Gravitational index of refraction

[Helios]

Suppose an experimenter firstly is entirely ignorant of general relativity and non-euclidean space. He finds (say) a point-source gravitational field. He fires light beams about and notices the deflection. He concludes that there's a not-equals-one index of refraction n about the source point. Let's say he is able to recognize and make a formula for n with no problems. What is the function n( r ) ? SURELY this has been formulated! Does anyone have this formula?

 

[jdstokes]

Price et al. Problem book in GR.

 

[atyy]

Kevin Brown's mathpages
http://www.mathpages.com/rr/s8-04/8-04.htm

 

[Helios]

Thanks atyy

The formula given is

n(r) = ( 1 + $$m/2r$$)$$^{3}$$/( 1 - $$m/2r$$)​

neat!

 

[atyy]

He's got the interesting remark at the end that it's not entirely self consistent, because the circumference of a circle with radius $r$ is not $2\pi r$. So I guess it's a pretty good approximation when $m/r$ is small.

 

[Helios]

I noticed that too. Also "is not" is not as informative as greater than or less than. While dozing off last night, it occurred to me that the equation is not dimensionally consistent ( mass divided by length ) so it might be in those "geometric units" which always bugs me. I would think the normal form of the equation would have to contain the GRAVITATIONAL CONSTANT?!

 

[Jonathan Scott]

I noticed that too. Also "is not" is not as informative as greater than or less than. While dozing off last night, it occurred to me that the equation is not dimensionally consistent ( mass divided by length ) so it might be in those "geometric units" which always bugs me. I would think the normal form of the equation would have to contain the GRAVITATIONAL CONSTANT?!

Yes, that's the isotropic metric form of the expression in geometric units, where c and G are set to 1.

In ordinary units and in the "weak field" approximation, that would be better expressed as follows:

$$n(r) = 1 + \frac{2Gm}{rc^2}$$

That is to say, the effective speed of light is decreased by a fraction $2Gm/rc^2$ relative to an isotropic coordinate system.

 

[utesfan100]

For a general metric $c^2d\tau^2=\alpha c^2dt^2-\beta dx^2$, the index of refraction in the x direction is $n_x=\sqrt{\frac{\alpha}{\beta}}$.

An observer basing their measurements on a euclidean space would use a radius scaled so that the circumference is $2\pi r$. Thus we must use the Schwarzschild solution. This is not isotropic, so the index of refraction is not the same in each direction.

Radially: $n_r(r)=(1-\frac{r_s}{r})^{-1} \approx 1+\frac{2GM}{c^2r}$

Normal: $n_\theta(r)=(1-\frac{r_s}{r})^\frac{-1}{2} \approx 1+\frac{GM}{c^2r}$

The formulas given above are for an isotropic coordinate system, sacrificing the Euclidean radius to circumference ratio.

 

[pervect]

He's got the interesting remark at the end that it's not entirely self consistent, because the circumference of a circle with radius $r$ is not $2\pi r$. So I guess it's a pretty good approximation when $m/r$ is small.

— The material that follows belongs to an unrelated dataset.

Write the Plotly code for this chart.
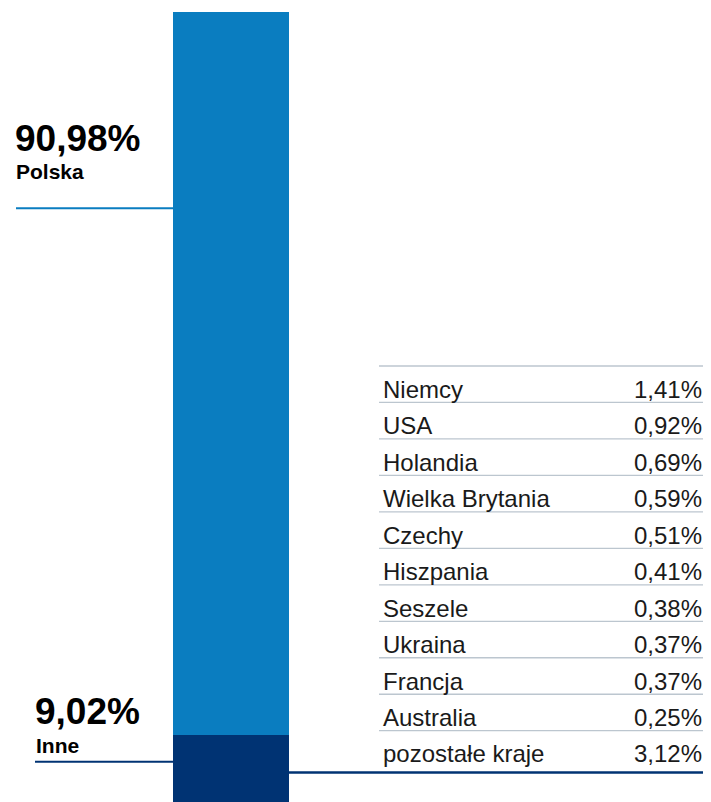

You'll need some sort of hodgepodge of slowing clocks, shrinking (or would it be expanding?) rulers, as well as the "index of refreaction" (and I'm not sure how it would tie into the other effects, you'd need to start sepcifying a lot of coordinate dependent stuff) to fully duplicate the effects of a curved space-time geometry.

This is because the spatial slice (with a Schwarzschild clock synchronization) is curved. Hence the need to mess with rulers.

Einstein's heated ruler thought experiment shows that it may be possible in principle to imagine a geometry with changing rulers and a (not-really-physical) underlying flat background.

Gravitational time dilation shows the need to mess with time, and you'd need to specify how the index of refraction was to be measured (obviously if you use local clocks and rulers you'll always get an index of one, and that wouldn't give the desired deflection).

 

[utesfan100]

Gravitational time dilation shows the need to mess with time, and you'd need to specify how the index of refraction was to be measured (obviously if you use local clocks and rulers you'll always get an index of one, and that wouldn't give the desired deflection).

If we are assuming an observer unaware of general relativity, the logical choice would be to assume the observer is effectively using a ruler and clock equivalent to an observer at infinity, i.e. the Swartzchild metric.

Now in GR light travels along null lines, so the metric is 0. Solving for $\frac{cdt}{dx}$ in the radial and transverse directions gives the index of refractions above.